------ Records provided ------

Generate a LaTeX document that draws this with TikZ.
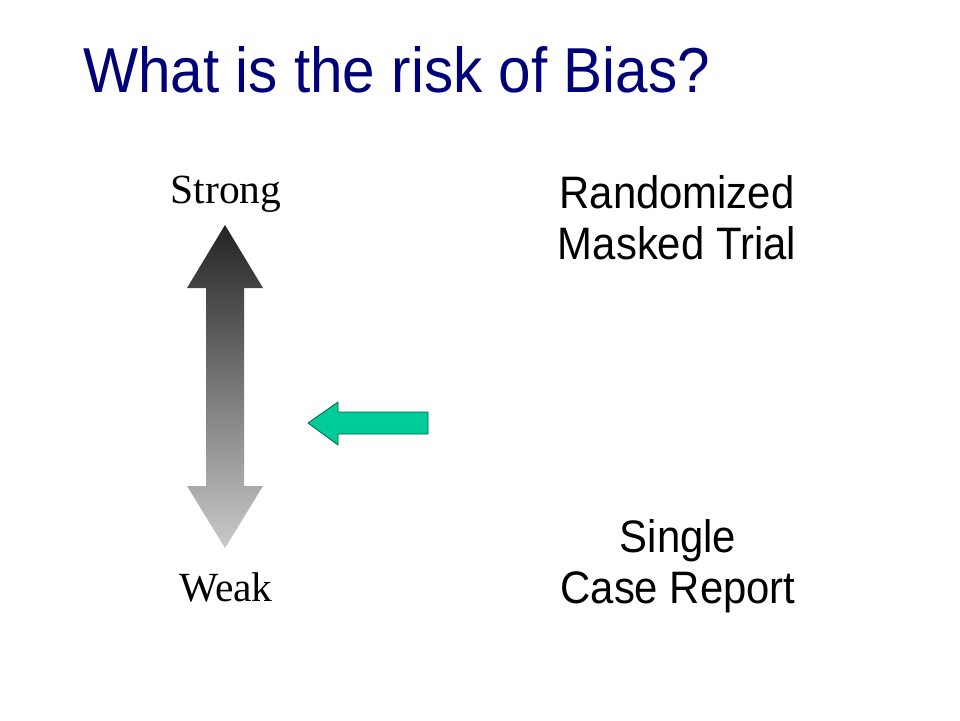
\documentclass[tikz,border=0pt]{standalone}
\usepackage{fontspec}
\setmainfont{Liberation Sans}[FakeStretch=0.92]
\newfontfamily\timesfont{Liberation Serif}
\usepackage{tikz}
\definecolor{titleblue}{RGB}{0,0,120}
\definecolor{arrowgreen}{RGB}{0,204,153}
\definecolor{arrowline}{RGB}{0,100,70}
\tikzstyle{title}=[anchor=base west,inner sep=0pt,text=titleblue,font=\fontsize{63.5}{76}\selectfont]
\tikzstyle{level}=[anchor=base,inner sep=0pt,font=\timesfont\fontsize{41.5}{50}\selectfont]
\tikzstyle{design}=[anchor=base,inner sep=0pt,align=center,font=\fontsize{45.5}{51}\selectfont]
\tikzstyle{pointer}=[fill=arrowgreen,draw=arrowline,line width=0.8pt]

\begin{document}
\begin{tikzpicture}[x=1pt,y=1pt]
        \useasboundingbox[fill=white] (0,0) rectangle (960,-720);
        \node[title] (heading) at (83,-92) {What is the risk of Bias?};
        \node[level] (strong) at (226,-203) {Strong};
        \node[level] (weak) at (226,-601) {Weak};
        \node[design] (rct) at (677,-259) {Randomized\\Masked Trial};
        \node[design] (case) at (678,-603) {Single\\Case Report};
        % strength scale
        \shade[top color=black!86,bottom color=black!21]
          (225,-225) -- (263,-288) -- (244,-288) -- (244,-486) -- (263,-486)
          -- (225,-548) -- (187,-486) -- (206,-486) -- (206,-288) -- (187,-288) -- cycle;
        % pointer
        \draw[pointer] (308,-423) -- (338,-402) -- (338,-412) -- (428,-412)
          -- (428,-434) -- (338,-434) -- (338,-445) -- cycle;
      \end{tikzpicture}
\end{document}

------
------ Records provided ------

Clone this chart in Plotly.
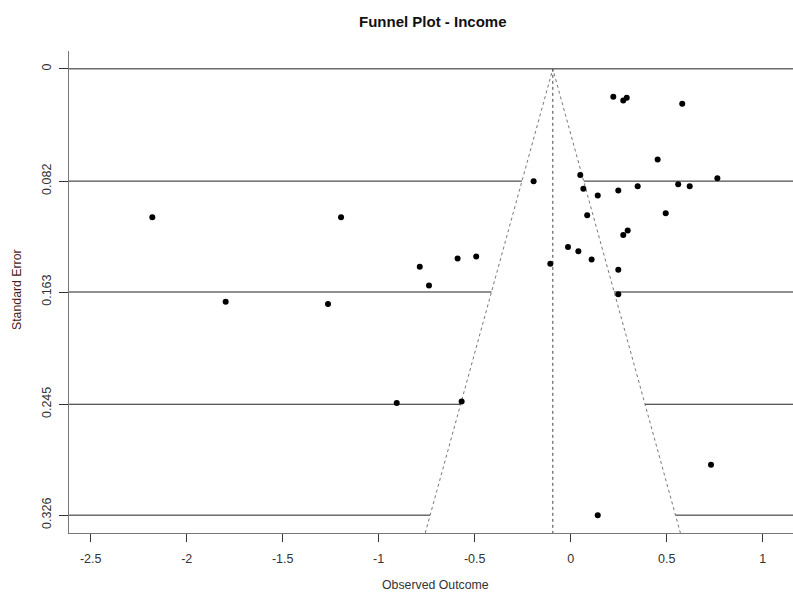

------
------ Records provided ------

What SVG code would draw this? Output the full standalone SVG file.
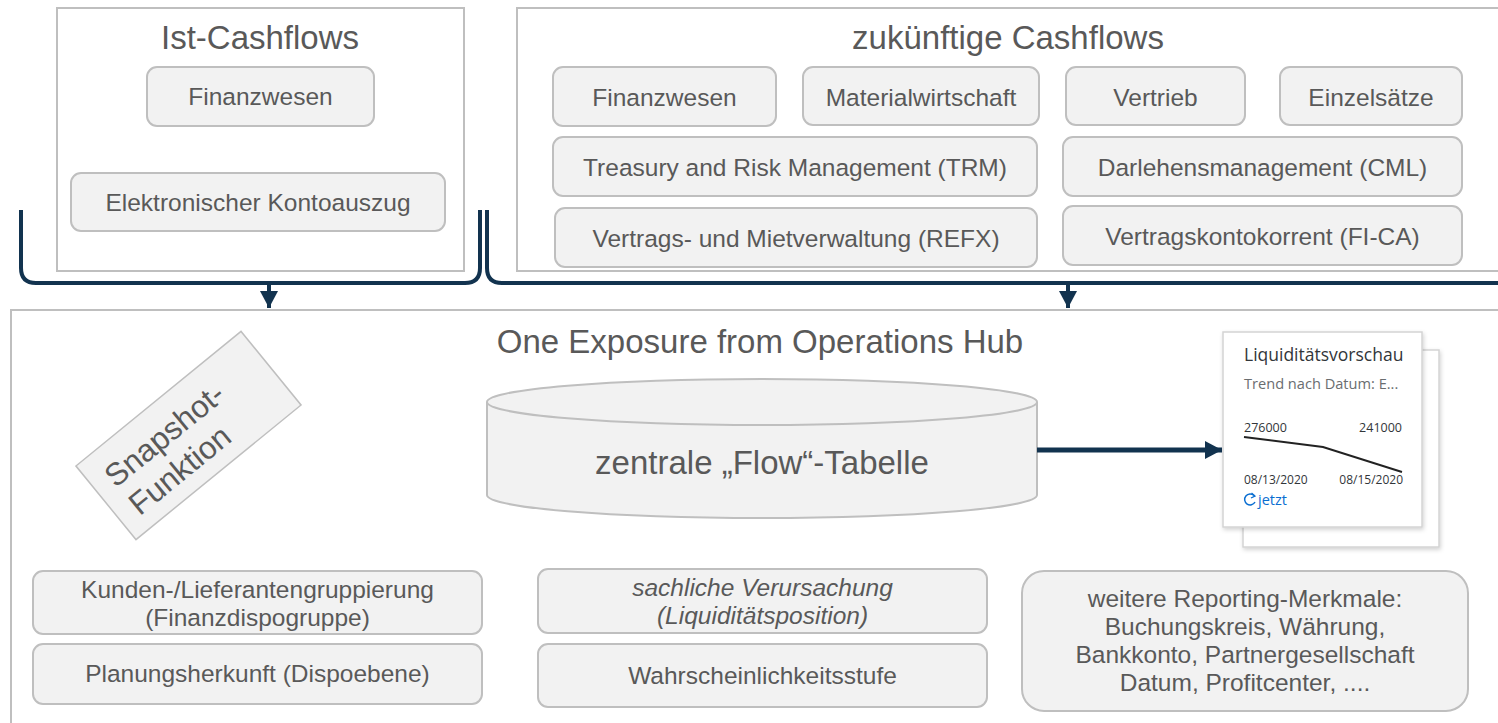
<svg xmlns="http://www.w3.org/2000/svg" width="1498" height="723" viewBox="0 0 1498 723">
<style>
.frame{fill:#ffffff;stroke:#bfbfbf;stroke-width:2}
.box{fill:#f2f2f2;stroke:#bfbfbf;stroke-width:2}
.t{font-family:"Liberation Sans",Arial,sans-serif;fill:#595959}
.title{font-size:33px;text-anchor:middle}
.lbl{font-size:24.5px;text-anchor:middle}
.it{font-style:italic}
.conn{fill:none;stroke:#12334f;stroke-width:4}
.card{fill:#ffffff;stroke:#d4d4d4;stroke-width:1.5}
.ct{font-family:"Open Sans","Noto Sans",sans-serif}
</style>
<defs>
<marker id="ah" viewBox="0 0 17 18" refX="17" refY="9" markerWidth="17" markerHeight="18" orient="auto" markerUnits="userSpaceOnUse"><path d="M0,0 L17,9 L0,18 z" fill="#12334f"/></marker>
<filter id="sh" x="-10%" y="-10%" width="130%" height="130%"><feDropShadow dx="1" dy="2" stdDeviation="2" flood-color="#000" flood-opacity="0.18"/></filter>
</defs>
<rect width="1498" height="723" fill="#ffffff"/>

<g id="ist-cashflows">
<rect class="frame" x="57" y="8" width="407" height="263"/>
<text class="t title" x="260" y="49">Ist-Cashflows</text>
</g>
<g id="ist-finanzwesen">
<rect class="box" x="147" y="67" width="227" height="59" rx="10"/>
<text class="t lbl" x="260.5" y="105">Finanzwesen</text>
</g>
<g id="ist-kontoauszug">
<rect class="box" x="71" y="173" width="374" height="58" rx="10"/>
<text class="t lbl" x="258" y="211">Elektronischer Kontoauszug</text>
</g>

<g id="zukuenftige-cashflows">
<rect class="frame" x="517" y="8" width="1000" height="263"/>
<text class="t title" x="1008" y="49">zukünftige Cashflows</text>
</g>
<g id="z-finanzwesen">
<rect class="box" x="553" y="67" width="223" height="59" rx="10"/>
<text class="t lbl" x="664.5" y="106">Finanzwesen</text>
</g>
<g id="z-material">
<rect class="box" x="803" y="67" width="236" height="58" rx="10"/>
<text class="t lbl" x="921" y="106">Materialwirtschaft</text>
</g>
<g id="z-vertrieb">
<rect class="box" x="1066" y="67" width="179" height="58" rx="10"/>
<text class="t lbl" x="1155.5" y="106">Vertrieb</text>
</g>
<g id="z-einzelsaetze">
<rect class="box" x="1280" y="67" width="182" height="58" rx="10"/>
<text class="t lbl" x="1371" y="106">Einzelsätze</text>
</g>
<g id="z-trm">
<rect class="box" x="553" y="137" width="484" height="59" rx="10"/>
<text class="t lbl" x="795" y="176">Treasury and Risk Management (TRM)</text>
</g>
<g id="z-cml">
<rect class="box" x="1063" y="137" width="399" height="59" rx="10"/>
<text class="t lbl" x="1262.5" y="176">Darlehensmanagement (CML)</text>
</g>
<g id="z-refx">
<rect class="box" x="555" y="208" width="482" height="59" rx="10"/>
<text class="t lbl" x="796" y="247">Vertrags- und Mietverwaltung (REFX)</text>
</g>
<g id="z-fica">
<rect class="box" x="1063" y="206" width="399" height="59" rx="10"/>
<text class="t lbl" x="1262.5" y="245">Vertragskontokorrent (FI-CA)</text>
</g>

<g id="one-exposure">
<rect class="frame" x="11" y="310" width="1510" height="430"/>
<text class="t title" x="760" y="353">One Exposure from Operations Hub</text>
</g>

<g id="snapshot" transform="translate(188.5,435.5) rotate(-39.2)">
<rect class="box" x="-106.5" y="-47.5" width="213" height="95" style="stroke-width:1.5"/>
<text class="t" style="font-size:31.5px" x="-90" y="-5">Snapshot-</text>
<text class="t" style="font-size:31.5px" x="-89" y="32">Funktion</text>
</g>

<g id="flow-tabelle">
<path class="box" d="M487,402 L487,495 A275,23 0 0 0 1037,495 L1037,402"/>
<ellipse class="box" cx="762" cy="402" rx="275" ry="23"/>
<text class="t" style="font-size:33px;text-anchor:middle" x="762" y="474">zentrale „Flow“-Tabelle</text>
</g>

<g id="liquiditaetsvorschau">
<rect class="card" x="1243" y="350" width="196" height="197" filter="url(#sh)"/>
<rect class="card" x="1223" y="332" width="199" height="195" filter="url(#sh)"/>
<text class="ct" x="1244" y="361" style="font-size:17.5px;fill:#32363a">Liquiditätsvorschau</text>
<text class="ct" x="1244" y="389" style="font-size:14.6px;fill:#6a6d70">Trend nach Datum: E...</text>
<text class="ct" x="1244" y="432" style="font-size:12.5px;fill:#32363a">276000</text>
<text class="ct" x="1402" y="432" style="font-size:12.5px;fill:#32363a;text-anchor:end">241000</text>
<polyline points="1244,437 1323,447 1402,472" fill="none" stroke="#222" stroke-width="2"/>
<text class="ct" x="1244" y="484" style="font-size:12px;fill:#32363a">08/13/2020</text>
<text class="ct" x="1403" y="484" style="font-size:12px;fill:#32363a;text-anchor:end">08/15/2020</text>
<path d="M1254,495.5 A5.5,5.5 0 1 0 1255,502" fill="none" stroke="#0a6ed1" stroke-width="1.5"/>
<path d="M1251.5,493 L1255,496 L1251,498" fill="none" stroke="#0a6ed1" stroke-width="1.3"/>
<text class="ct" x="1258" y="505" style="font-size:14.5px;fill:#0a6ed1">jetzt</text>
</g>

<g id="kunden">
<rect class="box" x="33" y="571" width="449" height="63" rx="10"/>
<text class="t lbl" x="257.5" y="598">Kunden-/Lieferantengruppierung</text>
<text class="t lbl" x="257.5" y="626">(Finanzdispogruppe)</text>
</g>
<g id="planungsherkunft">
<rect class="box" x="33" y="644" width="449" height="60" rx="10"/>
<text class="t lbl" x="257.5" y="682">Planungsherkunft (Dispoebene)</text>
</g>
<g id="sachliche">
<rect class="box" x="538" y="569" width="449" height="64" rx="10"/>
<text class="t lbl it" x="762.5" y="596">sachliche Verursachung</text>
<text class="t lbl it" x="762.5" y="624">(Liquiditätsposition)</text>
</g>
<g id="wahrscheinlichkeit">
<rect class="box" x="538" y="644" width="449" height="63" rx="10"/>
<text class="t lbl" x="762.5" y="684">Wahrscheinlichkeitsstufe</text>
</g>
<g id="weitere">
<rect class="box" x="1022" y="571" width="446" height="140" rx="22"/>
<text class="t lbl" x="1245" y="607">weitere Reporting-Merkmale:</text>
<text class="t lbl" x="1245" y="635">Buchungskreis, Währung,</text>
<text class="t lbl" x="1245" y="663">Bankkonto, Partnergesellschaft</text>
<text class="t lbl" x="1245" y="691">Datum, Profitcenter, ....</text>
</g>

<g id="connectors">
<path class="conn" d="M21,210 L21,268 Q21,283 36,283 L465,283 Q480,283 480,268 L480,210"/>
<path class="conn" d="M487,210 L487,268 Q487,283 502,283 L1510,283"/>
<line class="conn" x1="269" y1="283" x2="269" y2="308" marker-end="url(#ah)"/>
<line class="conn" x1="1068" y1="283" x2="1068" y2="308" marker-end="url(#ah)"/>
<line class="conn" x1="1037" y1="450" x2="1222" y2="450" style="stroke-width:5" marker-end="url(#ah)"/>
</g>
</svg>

------

Work to complete: Take every line containing the word "this" and copy it.

Final answer:
Generate a LaTeX document that draws this with TikZ.
Clone this chart in Plotly.
What SVG code would draw this? Output the full standalone SVG file.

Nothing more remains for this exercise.